## [What to produce]
From the listing that follows, output everything exactly except the pictures.

# Start of Data segment

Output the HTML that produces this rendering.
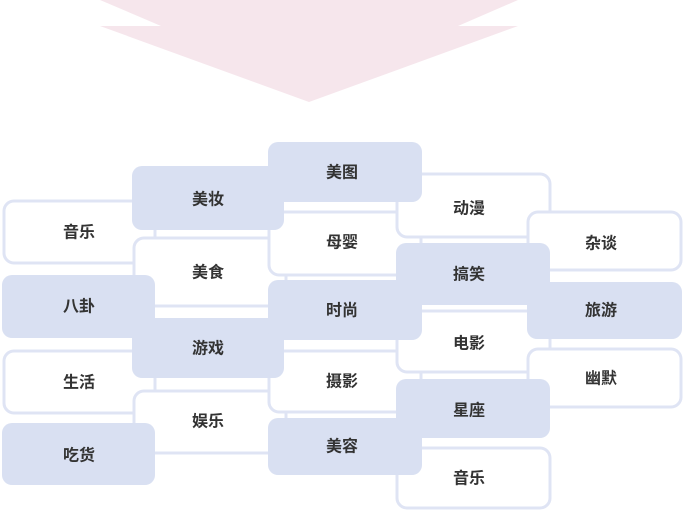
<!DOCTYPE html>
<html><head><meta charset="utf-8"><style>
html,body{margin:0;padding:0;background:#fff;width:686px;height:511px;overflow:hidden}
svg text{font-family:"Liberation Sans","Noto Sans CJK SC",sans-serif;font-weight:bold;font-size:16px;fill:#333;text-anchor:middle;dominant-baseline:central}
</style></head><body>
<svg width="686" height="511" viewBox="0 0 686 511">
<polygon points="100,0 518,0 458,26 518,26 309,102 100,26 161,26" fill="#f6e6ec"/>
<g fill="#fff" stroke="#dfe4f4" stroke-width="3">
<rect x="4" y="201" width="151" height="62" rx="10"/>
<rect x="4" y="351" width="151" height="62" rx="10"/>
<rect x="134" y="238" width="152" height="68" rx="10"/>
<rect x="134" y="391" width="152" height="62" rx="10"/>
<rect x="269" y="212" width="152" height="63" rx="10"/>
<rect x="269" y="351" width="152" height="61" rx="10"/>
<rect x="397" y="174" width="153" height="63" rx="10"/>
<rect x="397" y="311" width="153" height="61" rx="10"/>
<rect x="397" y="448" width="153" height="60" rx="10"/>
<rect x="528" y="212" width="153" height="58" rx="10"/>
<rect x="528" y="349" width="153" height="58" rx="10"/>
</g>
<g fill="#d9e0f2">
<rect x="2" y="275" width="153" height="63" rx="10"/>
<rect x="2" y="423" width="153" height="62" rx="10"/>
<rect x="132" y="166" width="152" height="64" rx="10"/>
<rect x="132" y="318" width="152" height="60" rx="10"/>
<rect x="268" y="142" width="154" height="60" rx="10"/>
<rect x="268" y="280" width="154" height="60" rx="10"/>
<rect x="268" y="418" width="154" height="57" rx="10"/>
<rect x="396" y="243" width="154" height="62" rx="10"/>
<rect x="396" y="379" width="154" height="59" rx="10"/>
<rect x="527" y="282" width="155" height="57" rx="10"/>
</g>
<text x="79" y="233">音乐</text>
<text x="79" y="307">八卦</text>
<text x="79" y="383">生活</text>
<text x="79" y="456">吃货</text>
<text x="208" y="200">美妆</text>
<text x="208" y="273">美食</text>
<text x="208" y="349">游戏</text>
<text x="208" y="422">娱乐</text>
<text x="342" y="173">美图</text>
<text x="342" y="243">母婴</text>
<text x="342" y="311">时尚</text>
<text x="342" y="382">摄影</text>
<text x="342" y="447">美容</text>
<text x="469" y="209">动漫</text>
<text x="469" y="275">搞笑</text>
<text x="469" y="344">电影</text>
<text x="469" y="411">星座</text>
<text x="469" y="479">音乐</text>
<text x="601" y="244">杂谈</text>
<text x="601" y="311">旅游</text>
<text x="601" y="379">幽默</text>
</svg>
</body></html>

# End of Data segment

## [Response to the exercise]
Output the HTML that produces this rendering.
<!DOCTYPE html>
<html><head><meta charset="utf-8"><style>
html,body{margin:0;padding:0;background:#fff;width:686px;height:511px;overflow:hidden}
svg text{font-family:"Liberation Sans","Noto Sans CJK SC",sans-serif;font-weight:bold;font-size:16px;fill:#333;text-anchor:middle;dominant-baseline:central}
</style></head><body>
<svg width="686" height="511" viewBox="0 0 686 511">
<polygon points="100,0 518,0 458,26 518,26 309,102 100,26 161,26" fill="#f6e6ec"/>
<g fill="#fff" stroke="#dfe4f4" stroke-width="3">
<rect x="4" y="201" width="151" height="62" rx="10"/>
<rect x="4" y="351" width="151" height="62" rx="10"/>
<rect x="134" y="238" width="152" height="68" rx="10"/>
<rect x="134" y="391" width="152" height="62" rx="10"/>
<rect x="269" y="212" width="152" height="63" rx="10"/>
<rect x="269" y="351" width="152" height="61" rx="10"/>
<rect x="397" y="174" width="153" height="63" rx="10"/>
<rect x="397" y="311" width="153" height="61" rx="10"/>
<rect x="397" y="448" width="153" height="60" rx="10"/>
<rect x="528" y="212" width="153" height="58" rx="10"/>
<rect x="528" y="349" width="153" height="58" rx="10"/>
</g>
<g fill="#d9e0f2">
<rect x="2" y="275" width="153" height="63" rx="10"/>
<rect x="2" y="423" width="153" height="62" rx="10"/>
<rect x="132" y="166" width="152" height="64" rx="10"/>
<rect x="132" y="318" width="152" height="60" rx="10"/>
<rect x="268" y="142" width="154" height="60" rx="10"/>
<rect x="268" y="280" width="154" height="60" rx="10"/>
<rect x="268" y="418" width="154" height="57" rx="10"/>
<rect x="396" y="243" width="154" height="62" rx="10"/>
<rect x="396" y="379" width="154" height="59" rx="10"/>
<rect x="527" y="282" width="155" height="57" rx="10"/>
</g>
<text x="79" y="233">音乐</text>
<text x="79" y="307">八卦</text>
<text x="79" y="383">生活</text>
<text x="79" y="456">吃货</text>
<text x="208" y="200">美妆</text>
<text x="208" y="273">美食</text>
<text x="208" y="349">游戏</text>
<text x="208" y="422">娱乐</text>
<text x="342" y="173">美图</text>
<text x="342" y="243">母婴</text>
<text x="342" y="311">时尚</text>
<text x="342" y="382">摄影</text>
<text x="342" y="447">美容</text>
<text x="469" y="209">动漫</text>
<text x="469" y="275">搞笑</text>
<text x="469" y="344">电影</text>
<text x="469" y="411">星座</text>
<text x="469" y="479">音乐</text>
<text x="601" y="244">杂谈</text>
<text x="601" y="311">旅游</text>
<text x="601" y="379">幽默</text>
</svg>
</body></html>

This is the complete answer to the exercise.